- _Stored rows_
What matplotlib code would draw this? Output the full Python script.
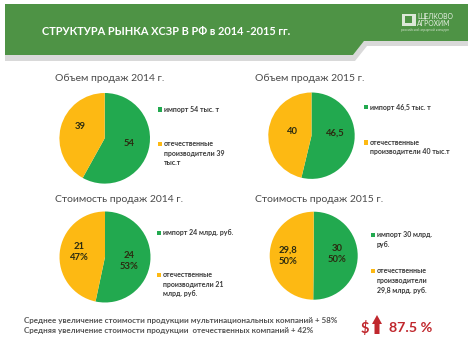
import matplotlib
matplotlib.use("Agg")
import matplotlib.pyplot as plt
from matplotlib.patches import Polygon, Rectangle

plt.rcParams['font.family'] = ['Lato', 'DejaVu Sans']

W, H = 474, 353
GREEN = '#22A94F'
YELLOW = '#FDB913'
HEADER = '#4E9345'
TXT = '#3A3A3A'

title = 'СТРУКТУРА РЫНКА ХСЗР В РФ в 2014 -2015 гг.'
pie_titles = ['Объем продаж 2014 г.', 'Объем продаж 2015 г.',
              'Стоимость продаж 2014 г.', 'Стоимость продаж 2015 г.']
import_values = [54, 46.5, 24, 30]
domestic_values = [39, 40, 21, 29.8]
import_labels = ['54', '46,5', '24\n53%', '30\n50%']
domestic_labels = ['39', '40', '21\n47%', '29,8\n50%']
import_legend = ['импорт 54 тыс. т', 'импорт 46,5 тыс. т',
                 'импорт 24 млрд. руб.', 'импорт 30 млрд.\nруб.']
domestic_legend = ['отечественные\nпроизводители 39\nтыс.т',
                   'отечественные\nпроизводители 40 тыс.т',
                   'отечественные\nпроизводители 21\nмлрд. руб.',
                   'отечественные\nпроизводители\n29,8 млрд. руб.']
footer = ['Среднее увеличение стоимости продукции мультинациональных компаний + 58%',
          'Средняя увеличение стоимости продукции  отечественных компаний + 42%']

# layout in pixels: pie centre x, y, radius; title x, y; legend x, y1, y2; label offsets
pies = [
    dict(c=(104.7, 138.3, 45.3), t=(55, 78.5), lx=158, ly=(109.5, 144), ilab=(129.5, 143), dlab=(80.5, 126.5)),
    dict(c=(311.5, 135.7, 43.2), t=(255, 78.5), lx=364, ly=(107, 142.5), ilab=(335.5, 133.5), dlab=(292, 131.5)),
    dict(c=(105, 257, 45.5), t=(55, 200), lx=157, ly=(233, 275), ilab=(129, 261), dlab=(79, 252)),
    dict(c=(313.7, 255.7, 44), t=(255, 200), lx=371, ly=(235, 271), ilab=(337.5, 254), dlab=(288, 256)),
]

fig = plt.figure(figsize=(W / 100, H / 100), dpi=100, facecolor='white')
bg = fig.add_axes([0, 0, 1, 1], zorder=10)
bg.set_xlim(0, W)
bg.set_ylim(H, 0)
bg.axis('off')
bg.patch.set_visible(False)

# header band and its shadow
bg.add_patch(Polygon([(5, 55), (353, 55), (364, 41), (468, 41), (468, 46), (367, 46), (355, 61), (5, 61)],
                     fc='#D9D9D9', ec='none'))
bg.add_patch(Polygon([(5, 4), (468, 4), (468, 41), (364, 41), (353, 55), (5, 55)], fc=HEADER, ec='none'))
bg.text(42, 31.5, title, color='white', fontsize=7.95, fontweight='bold', va='center', ha='left')

# logo
bg.add_patch(Rectangle((402, 13.5), 14, 12, fc='#DCE8D8', ec='none'))
bg.add_patch(Rectangle((405.5, 16), 7, 7, fc=HEADER, ec='none'))
bg.text(417, 16, 'ЩЕЛКОВО', color='#E8F0E4', fontsize=4.9, va='center', ha='left')
bg.text(417, 23.5, 'АГРОХИМ', color='#E8F0E4', fontsize=4.9, va='center', ha='left')
bg.text(401, 30, 'российский аграрный концерн', color='#CFE0CA', fontsize=2.4, va='center', ha='left')

for i, p in enumerate(pies):
    cx, cy, r = p['c']
    ax = fig.add_axes([(cx - r) / W, 1 - (cy + r) / H, 2 * r / W, 2 * r / H], zorder=1)
    ax.pie([import_values[i], domestic_values[i]], colors=[GREEN, YELLOW],
           startangle=90, counterclock=False, radius=1,
           wedgeprops=dict(linewidth=0))
    ax.set_xlim(-1, 1)
    ax.set_ylim(-1, 1)
    bg.text(*p['t'], pie_titles[i], color='#4A4A4A', fontsize=7.5, va='center', ha='left')
    for (x, y), s in ((p['ilab'], import_labels[i]), (p['dlab'], domestic_labels[i])):
        bg.text(x, y, s, color='#2B2B10', fontsize=6.8, fontweight='bold', va='center', ha='center',
                linespacing=1.35, zorder=5)
    lx = p['lx']
    for y, s, col in ((p['ly'][0], import_legend[i], GREEN), (p['ly'][1], domestic_legend[i], YELLOW)):
        bg.add_patch(Rectangle((lx, y - 2.2), 4.5, 4.5, fc=col, ec='none'))
        bg.text(lx + 6, y - 3.6, s, color=TXT, fontsize=5.0, fontweight='bold', va='top', ha='left',
                linespacing=1.42)

# footer
bg.text(24, 320.5, footer[0], color='#555555', fontsize=5.8, fontweight='bold', va='center', ha='left')
bg.text(24, 330.5, footer[1], color='#555555', fontsize=5.8, fontweight='bold', va='center', ha='left')
RED = '#C0272D'
bg.text(365, 328.5, '$', color=RED, fontsize=10.5, fontweight='bold', va='center', ha='center')
bg.add_patch(Polygon([(372, 324), (377, 315), (382, 324), (379.5, 324), (379.5, 334), (374.5, 334), (374.5, 324)],
                     fc=RED, ec='none'))
bg.text(389, 328.5, '87.5 %', color=RED, fontsize=10.3, fontweight='bold', va='center', ha='left')

fig.savefig('out.png', dpi=100)
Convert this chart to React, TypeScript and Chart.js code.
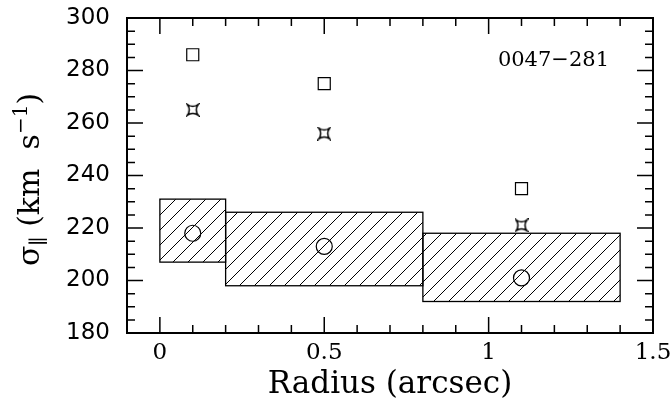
import React, { useEffect, useRef } from 'react';
import { Chart, registerables } from 'chart.js';

Chart.register(...registerables);

// ---- data ----
const radiusPts = [0.1, 0.5, 1.1];
const sigmaCircle = [218, 213, 201];
const sigmaSquare = [286, 275, 235];
const sigmaStar = [265, 256, 221];

const boxXStart = [0, 0.2, 0.8];
const boxXEnd = [0.2, 0.8, 1.4];
const boxLow = [207, 198, 192];
const boxHigh = [231, 226, 218];

const xMajorTicks = [0, 0.5, 1, 1.5];
const xMinorTicks = [0.1, 0.2, 0.3, 0.4, 0.6, 0.7, 0.8, 0.9, 1.1, 1.2, 1.3, 1.4];
const yMajorTicks = [200, 220, 240, 260, 280];
const yMinorTicks = [185, 190, 195, 205, 210, 215, 225, 230, 235, 245, 250, 255, 265, 270, 275, 285, 290, 295];

const panelLabel = '0047\u2212281';
const xTitle = 'Radius (arcsec)';

const SERIF = '"DejaVu Serif", serif';
const SANS = '"DejaVu Sans", sans-serif';

function makeStar(size: number): HTMLCanvasElement {
  const c = document.createElement('canvas');
  c.width = size;
  c.height = size;
  const g = c.getContext('2d')!;
  g.strokeStyle = '#000';
  g.lineWidth = 1.5;
  const m = 1.5;
  const s = size - 1.5;
  const cx = size / 2;
  const k = 4;
  g.beginPath();
  g.moveTo(m, m);
  g.quadraticCurveTo(cx, m + k, s, m);
  g.quadraticCurveTo(s - k, cx, s, s);
  g.quadraticCurveTo(cx, s - k, m, s);
  g.quadraticCurveTo(m + k, cx, m, m);
  g.closePath();
  g.stroke();
  return c;
}

const hatchPlugin = {
  id: 'hatchBoxes',
  beforeDatasetsDraw(chart: any) {
    const { ctx, scales } = chart;
    const x = scales.x;
    const y = scales.y;
    ctx.save();
    ctx.strokeStyle = '#000';
    for (let i = 0; i < boxXStart.length; i++) {
      const l = x.getPixelForValue(boxXStart[i]);
      const r = x.getPixelForValue(boxXEnd[i]);
      const t = y.getPixelForValue(boxHigh[i]);
      const b = y.getPixelForValue(boxLow[i]);
      ctx.save();
      ctx.beginPath();
      ctx.rect(l, t, r - l, b - t);
      ctx.clip();
      ctx.beginPath();
      ctx.lineWidth = 1;
      const step = 15;
      let K = Math.ceil((l + t) / step) * step;
      for (; K <= r + b; K += step) {
        ctx.moveTo(K - b, b);
        ctx.lineTo(K - t, t);
      }
      ctx.stroke();
      ctx.restore();
      ctx.lineWidth = 1.3;
      ctx.strokeRect(l, t, r - l, b - t);
    }
    ctx.restore();
  },
};

const framePlugin = {
  id: 'frameTicks',
  afterDraw(chart: any) {
    const { ctx, chartArea, scales } = chart;
    const x = scales.x;
    const y = scales.y;
    const { left, right, top, bottom } = chartArea;
    ctx.save();
    ctx.strokeStyle = '#000';
    ctx.lineWidth = 1.5;
    ctx.beginPath();
    const major = 16;
    const minor = 8;
    const xt = (v: number, len: number) => {
      const p = x.getPixelForValue(v);
      ctx.moveTo(p, bottom);
      ctx.lineTo(p, bottom - len);
      ctx.moveTo(p, top);
      ctx.lineTo(p, top + len);
    };
    const yt = (v: number, len: number) => {
      const p = y.getPixelForValue(v);
      ctx.moveTo(left, p);
      ctx.lineTo(left + len, p);
      ctx.moveTo(right, p);
      ctx.lineTo(right - len, p);
    };
    xMajorTicks.forEach((v) => xt(v, major));
    xMinorTicks.forEach((v) => xt(v, minor));
    yMajorTicks.forEach((v) => yt(v, major));
    yMinorTicks.forEach((v) => yt(v, minor));
    ctx.stroke();
    ctx.lineWidth = 2;
    ctx.strokeRect(left, top, right - left, bottom - top);

    // panel label
    ctx.fillStyle = '#000';
    ctx.font = `21px ${SERIF}`;
    ctx.textAlign = 'right';
    ctx.textBaseline = 'alphabetic';
    ctx.fillText(panelLabel, right - 44, top + 48);

    // y title with subscript / superscript
    const big = 30;
    const small = 20;
    const parts: [string, number, number][] = [
      ['\u03C3', big, 0],
      ['\u2225', small, 6],
      [' (km  s', big, 0],
      ['\u22121', small, -12],
      [')', big, 0],
    ];
    let total = 0;
    const widths: number[] = [];
    for (const [txt, sz] of parts) {
      ctx.font = `${sz}px ${SERIF}`;
      const w = ctx.measureText(txt).width;
      widths.push(w);
      total += w;
    }
    ctx.translate(39, (top + bottom) / 2 + 4);
    ctx.rotate(-Math.PI / 2);
    ctx.textAlign = 'left';
    let cx = -total / 2;
    parts.forEach(([txt, sz, dy], i) => {
      ctx.font = `${sz}px ${SERIF}`;
      ctx.fillText(txt, cx, dy);
      cx += widths[i];
    });
    ctx.restore();
  },
};

const zeroPad = (s: any) => {
  s.paddingTop = 0;
  s.paddingBottom = 0;
  s.paddingLeft = 0;
  s.paddingRight = 0;
};

export default function App() {
  const ref = useRef<HTMLCanvasElement | null>(null);

  useEffect(() => {
    if (!ref.current) return;
    const star = makeStar(14);
    const chart = new Chart(ref.current, {
      type: 'scatter',
      data: {
        datasets: [
          {
            data: radiusPts.map((r, i) => ({ x: r, y: sigmaCircle[i] })),
            pointStyle: 'circle',
            pointRadius: 8,
            borderColor: '#000',
            backgroundColor: 'rgba(0,0,0,0)',
            borderWidth: 1.2,
          },
          {
            data: radiusPts.map((r, i) => ({ x: r, y: sigmaSquare[i] })),
            pointStyle: 'rect',
            pointRadius: 8.5,
            borderColor: '#000',
            backgroundColor: 'rgba(0,0,0,0)',
            borderWidth: 1.2,
          },
          {
            data: radiusPts.map((r, i) => ({ x: r, y: sigmaStar[i] })),
            pointStyle: star as any,
            pointRadius: 7,
            borderColor: '#000',
            backgroundColor: 'rgba(0,0,0,0)',
          },
        ],
      },
      options: {
        animation: false,
        responsive: true,
        maintainAspectRatio: false,
        layout: { padding: { top: 18, right: 19, left: 0, bottom: 0 } },
        plugins: {
          legend: { display: false },
          tooltip: { enabled: false },
        },
        scales: {
          x: {
            type: 'linear',
            min: -0.1,
            max: 1.5,
            grid: { display: false, drawTicks: false },
            border: { display: false },
            afterBuildTicks: (s: any) => {
              s.ticks = xMajorTicks.map((v) => ({ value: v }));
            },
            afterFit: (s: any) => {
              s.height = 78;
              zeroPad(s);
            },
            ticks: {
              color: '#000',
              padding: 6,
              maxRotation: 0,
              font: { family: SERIF, size: 23 },
              callback: (v: any) => String(v),
            },
            title: {
              display: true,
              text: xTitle,
              color: '#000',
              font: { family: SERIF, size: 31 },
              padding: { top: 0, bottom: 7 },
            },
          },
          y: {
            type: 'linear',
            min: 180,
            max: 300,
            grid: { display: false, drawTicks: false },
            border: { display: false },
            afterFit: (s: any) => {
              s.width = 127;
              zeroPad(s);
            },
            ticks: {
              stepSize: 20,
              color: '#000',
              padding: 17,
              font: { family: SANS, size: 23 },
            },
          },
        },
      },
      plugins: [hatchPlugin, framePlugin],
    });
    return () => chart.destroy();
  }, []);

  return (
    <div style={{ position: 'absolute', left: 0, top: 0, width: 672, height: 411, background: '#fff' }}>
      <canvas ref={ref} />
    </div>
  );
}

- _Exercise directions_
Reproduce the data above word for word from its first line through the line that holds "TXT = '#3A3A3A'", both ends included; skip pictures.

- _Output_
What matplotlib code would draw this? Output the full Python script.
import matplotlib
matplotlib.use("Agg")
import matplotlib.pyplot as plt
from matplotlib.patches import Polygon, Rectangle

plt.rcParams['font.family'] = ['Lato', 'DejaVu Sans']

W, H = 474, 353
GREEN = '#22A94F'
YELLOW = '#FDB913'
HEADER = '#4E9345'
TXT = '#3A3A3A'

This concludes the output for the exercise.